Abstract

Edmond Halley was a Londoner born and bred, he married into a London family and lived most of his life in or near London: London made his life and work possible. Halley’s public life is generally well known and documented, yet there are important gaps in the record. One was his survey and fortification of harbours in Dalmatia in 1703, at the direct command of Queen Anne, and his consequent election to the Savilian chair of geometry in 1704. 1 More generally, it has been recognized that Halley could not have done many of the things he did without influential support from powerful patrons. 2 In this article I suggest that the source of his patronage is to be found in his London connections. Halley moved in very influential circles from his schooldays at St Paul’s. He was in the party that chose the site of the Royal Observatory at Greenwich in 1675. 3 King Charles II himself promoted his expedition to St Helena and, on his return, Halley received the AM degree from Oxford at the command of Charles.

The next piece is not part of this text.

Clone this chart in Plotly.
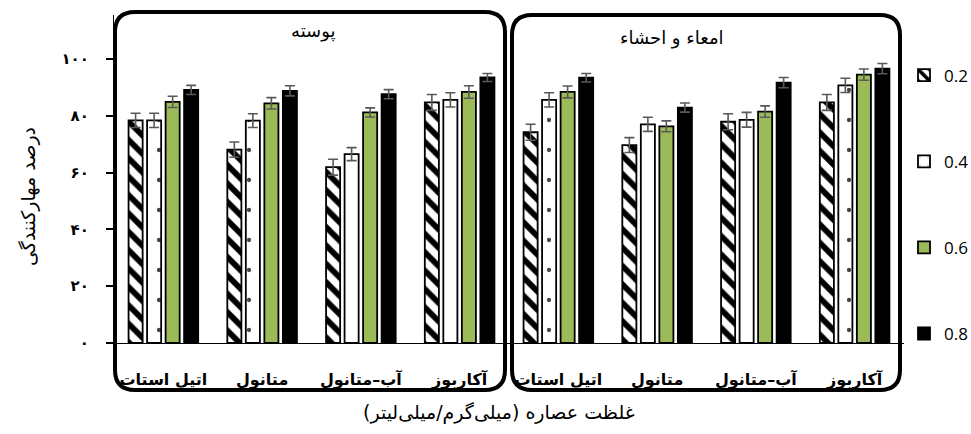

It was Halley, rather than Pepys, the close associate of James II and President of the Royal Society, who presented Principia to the King. Halley seems at first to have come under suspicion from William III but had the support of Queen Mary for his later Atlantic and Channel cruises, on which, although a civilian, he was in command of Paramore and commissioned as a post-captain in the Royal Navy. His Adriatic surveys were at the direct command of Queen Anne. I believe that to understand how Halley could rely on such support we must look at his London background and connections, and in this article I consider his extended family, his links with the Tower and his associations with the London trading companies, in the early part of his life before he went to Oxford in 1704.